Résultat d’un jaillissement créateur inspiré, le symbole peut influencer notre vie et aller même jusqu’à la transformer. Par les nouvelles pensées associatives qu’il provoque, il a valeur de suggestion et peut causer des faits et gestes qui engendrent des avènements.  Un ensemble de symboles façonne les récits fabuleux qui deviennent des mythes. Leur fonction selon Mircea Éliade est de « fixer les modèles exemplaires de toutes les actions humaines significatives ». Et Joseph Campbell de renchérir en disant qu’«être en contact avec les mythes, c’est faire l’expérience du sens de la vie; c’est nous mettre en connexion avec le mystère que nous sommes ». Car ces mythes habitent en nous; ils sont à jamais gravés dans l’intemporalité de notre vécu inconscient.

Une politique culturelle, de l’idée à sa mise en oeuvre

L’ensemble de ces mythes forme à son tour une mythologie; sorte d’histoire sacrée, c’est-à-dire essentielle, d’un peuple.
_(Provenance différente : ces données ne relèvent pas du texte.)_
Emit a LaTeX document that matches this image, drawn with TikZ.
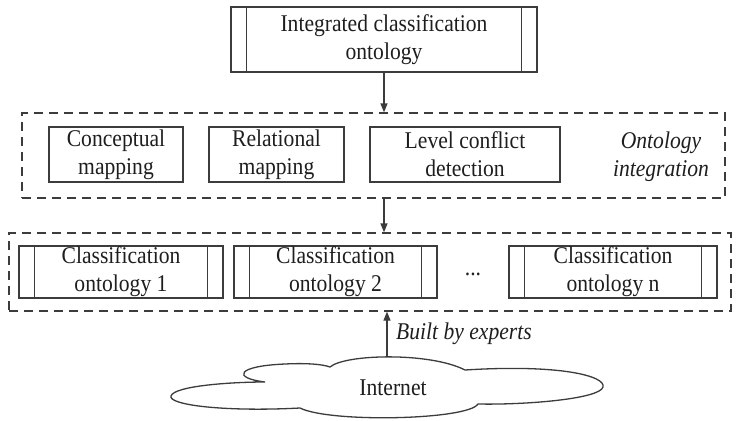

C’est de cette façon qu’une culture s’élabore et dévoile l’âme d’un peuple. Les images symboliques de nos artistes forment les rituels et les légendes qui, éventuellement défileront dans le cortège de notre patrimoine culturel. Et une participation active de notre communauté dans cette vaste entreprise, pourrait nous amener à défricher le sentier de la liberté créatrice, qui mène à cette grande rencontre avec nous-mêmes.
L’expérience mythologique vécue authentiquement et ajoutée à une bonne dose de pragmatisme, pourrait, je crois, nous faire accomplir notre destin.
Demain, le 14 juin 1991, le Québec sera doté d’une première véritable politique culturelle. Serons-nous éventuellement témoin, enfin, de son indispensable mise en ouvre?